Jeune Afrique change de tête. Ses lecteurs ont découvert le 26 novembre dernier leur hebdomadaire panafricain rajeunit, avec de nombreuses photos, plus grandes, pour illustrer de nombreux articles, plus courts, mais toujours aussi pertinents, espère Marwane Ben Yahmed. L’ancien rédacteur en chef, devenu directeur délégué de la rédaction – François Soudan étant le directeur – depuis le départ de son père, Béchir Ben Yahmed, revient avec Afrik sur ses motivations, sur la longévité de l’hebdomadaire, sur l’échec de l’expérience JA/L’Intelligent ainsi que sur les critiques qui visent le média concernant ses relations avec les régimes africains.

Afrik : Le lancement de la nouvelle formule de Jeune Afrique correspond-il au départ de Béchir Ben Yahmed, annoncé en octobre dernier, de l’hebdomadaire qu’il a créé ?
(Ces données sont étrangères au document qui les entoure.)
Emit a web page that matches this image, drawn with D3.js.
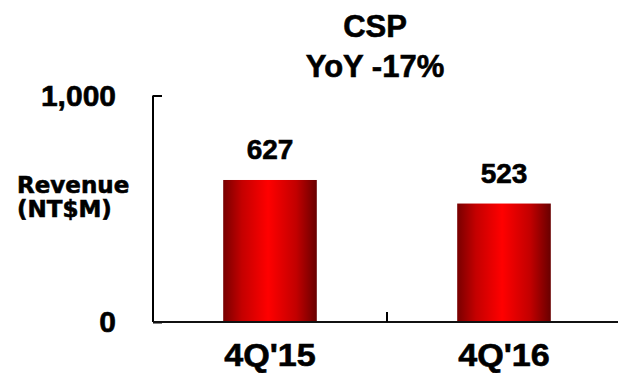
<!DOCTYPE html>
<html>
<head>
<meta charset="utf-8">
<script src="https://cdn.jsdelivr.net/npm/d3@7"></script>
<style>
  html, body { margin: 0; padding: 0; background: #fff; }
  svg { display: block; }
  text { font-family: Arial, "Liberation Sans", sans-serif; font-weight: bold; fill: #000;
         stroke: #000; stroke-width: 0.6px; }
</style>
</head>
<body>
<svg id="chart" width="618" height="373"></svg>
<script>
// Quarterly CSP revenue (NT$ millions)
const categories = ["4Q'15", "4Q'16"];
const revenue = [627, 523];
const yTicks = [0, 1000];
const titleLines = ["CSP", "YoY -17%"];
const yLabelLines = ["Revenue", "(NT$M)"];

const svg = d3.select("#chart");
const W = 618, H = 373;
const plotLeft = 153, plotRight = 621, plotTop = 95.5, plotBottom = 322;

const x = d3.scaleBand()
  .domain(categories)
  .range([plotLeft, plotRight])
  .paddingInner(0.6)
  .paddingOuter(0.3);

const y = d3.scaleLinear().domain([0, 1000]).range([plotBottom, plotTop]);

// Horizontal red-to-dark cylinder shading for the bars
const defs = svg.append("defs");
const grad = defs.append("linearGradient")
  .attr("id", "barFill")
  .attr("x1", "0%").attr("x2", "100%").attr("y1", "0%").attr("y2", "0%");
[["0%", "#780000"], ["20%", "#c40000"], ["48%", "#ff0000"], ["78%", "#c20000"], ["100%", "#680000"]]
  .forEach(([o, c]) => grad.append("stop").attr("offset", o).attr("stop-color", c));

// Bars
svg.append("g").selectAll("rect")
  .data(categories)
  .join("rect")
  .attr("x", d => x(d))
  .attr("width", x.bandwidth())
  .attr("y", (d, i) => y(revenue[i]))
  .attr("height", (d, i) => y(0) - y(revenue[i]))
  .attr("fill", "url(#barFill)");

// Value labels above bars
svg.append("g").selectAll("text")
  .data(categories)
  .join("text")
  .attr("x", d => x(d) + x.bandwidth() / 2)
  .attr("y", (d, i) => y(revenue[i]) - 21)
  .attr("text-anchor", "middle")
  .style("font-size", "28px")
  .text((d, i) => revenue[i]);

// Y axis: inward tick at the top, labels well to the left
const yAxis = d3.axisLeft(y)
  .tickValues(yTicks)
  .tickSize(-9)
  .tickPadding(37)
  .tickFormat(d3.format(","));
const gy = svg.append("g")
  .attr("transform", `translate(${plotLeft},0)`)
  .call(yAxis);
gy.select(".domain").attr("stroke", "#000").attr("stroke-width", 2)
  .attr("d", `M0,${plotTop}V${plotBottom}`);
gy.selectAll(".tick line").attr("stroke", "#000").attr("stroke-width", 2);
gy.selectAll(".tick text")
  .style("font-family", "Arial, 'Liberation Sans', sans-serif")
  .style("font-weight", "bold")
  .style("font-size", "30px")
  .attr("fill", "#000");

// X axis with category labels
const xAxis = d3.axisBottom(x).tickSize(0).tickPadding(22);
const gx = svg.append("g")
  .attr("transform", `translate(0,${plotBottom})`)
  .call(xAxis);
gx.select(".domain").attr("stroke", "#111").attr("stroke-width", 2)
  .attr("d", `M${plotLeft},0H${W}`);
gx.selectAll(".tick text")
  .style("font-family", "Arial, 'Liberation Sans', sans-serif")
  .style("font-weight", "bold")
  .style("font-size", "31px")
  .attr("fill", "#000")
  .attr("transform", "scale(1.1,1)");

// Divider tick between the two categories
const step = x.step();
const dividerX = x(categories[1]) - x.paddingInner() * step / 2;
svg.append("line")
  .attr("x1", dividerX).attr("x2", dividerX)
  .attr("y1", plotBottom - 10).attr("y2", plotBottom)
  .attr("stroke", "#000").attr("stroke-width", 2);

// Title
svg.append("g").selectAll("text")
  .data(titleLines)
  .join("text")
  .attr("x", 375)
  .attr("y", (d, i) => 37 + i * 40)
  .attr("text-anchor", "middle")
  .style("font-size", "31px")
  .text(d => d);

// Y axis title
svg.append("g").selectAll("text")
  .data(yLabelLines)
  .join("text")
  .attr("x", 17)
  .attr("y", (d, i) => 193 + i * 24)
  .style("font-family", "Tahoma, 'DejaVu Sans', sans-serif")
  .style("font-size", "23px")
  .text(d => d);
</script>
</body>
</html>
Marwane Ben Yahmed : Les deux événements sont liés mais pas forcément dans ce sens. La volonté de dynamiser l’hebdo remonte à octobre 2006. Nous avions de vraies carences sur la forme et nous avons constaté que nos ventes plafonnaient. Nous avons travaillé avec mon frère Amir, fait plusieurs maquettes et plusieurs numéros zéro, en demandant à notre entourage, aux lecteurs, en France et sur le continent, durant nos missions, ce qu’ils attendaient de Jeune Afrique. Lorsqu’en octobre nous avons été en mesure de lancer la nouvelle version, M. Ben Yahmed nous a dit : « C’est votre truc, ça correspond à ce que vous voulez faire ». Lui-même va s’occuper davantage de La Revue pour l’intelligence du monde, qu’il a créée en 2005. Notre second objectif prioritaire concerne le site internet, puis viennent le trimestriel anglophone The Africa Report et La Revue.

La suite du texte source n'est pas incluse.